Old thought: I said something awkward, and now she thinks I’m weird. Balanced thought: Most people say something awkward sometimes. One imperfect moment usually isn’t enough to sink a good date.
This is where self-respect matters. If you constantly assume the worst, you train yourself to feel powerless. And powerless men do needy things: they overtext, overexplain, double-check, apologize for existing. Not a great look.
Use behavior to test your beliefs
CBT is not just “change your mind.” It’s “change your mind, then see what happens.”
If you believe “If I don’t text first, I’ll lose her,” test it. Wait a day. See what happens.

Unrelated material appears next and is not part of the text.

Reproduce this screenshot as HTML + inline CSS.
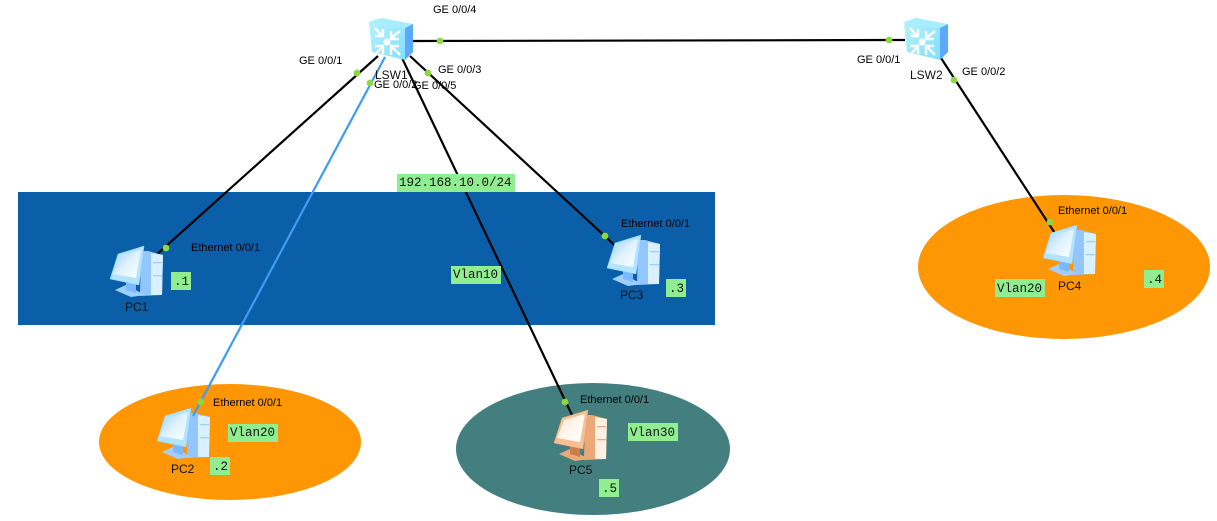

If you believe “If I ask her out directly, I’ll come off as desperate,” test a direct invitation and notice whether confidence improves the interaction.
A few examples:
- If you think one slow reply means disaster, stop refreshing your phone for an hour and do something else.
- If you think you must be perfect on a date, intentionally allow one small awkward pause and survive it.
- If you think rejection is unbearable, ask a woman out and let “no” be information instead of catastrophe.
This is how you retrain your brain: not by wishing for confidence, but by collecting evidence that your fears are exaggerated.
Important note: don’t turn testing into a stunt. The goal is not to “prove” you don’t care. The goal is to learn that discomfort is survivable.
If you ask a woman out and she says no, the correct lesson is not “I’m doomed.” The correct lesson is “I can handle this without collapsing.”
That is real confidence.
Keep a simple thought log and use it in real time
You do not need a fancy journal with colored tabs and a candle lit in the background. You need a small, repeatable system.
Use this five-line format:
- Situation
- Automatic thought
- Feeling
- Evidence for and against
- Balanced thought
Example:
Situation: She stopped replying after two messages. Automatic thought: She lost interest because I was boring. Feeling: Anxiety, embarrassment. Evidence for/against: For: she hasn’t replied. Against: we had a good first chat, and I don’t know what’s going on in her life. Balanced thought: I can’t know the reason yet. I’ll let it be for now and keep my options open.
Do this after the moment, then eventually during the moment. That’s the upgrade.
At first, your brain will resist. It will say, “No, this one is different. This time it really means something.” That’s the anxious mind trying to stay in charge. Be polite, but don’t obey it.
The goal is not to become unbothered. The goal is to stop treating every dating wobble like a full identity crisis. A man who can think clearly under emotional pressure is already ahead of most people, including the ones acting like they have it all together.
The right thought won’t make a bad date great. It will keep a bad date from ruining your week.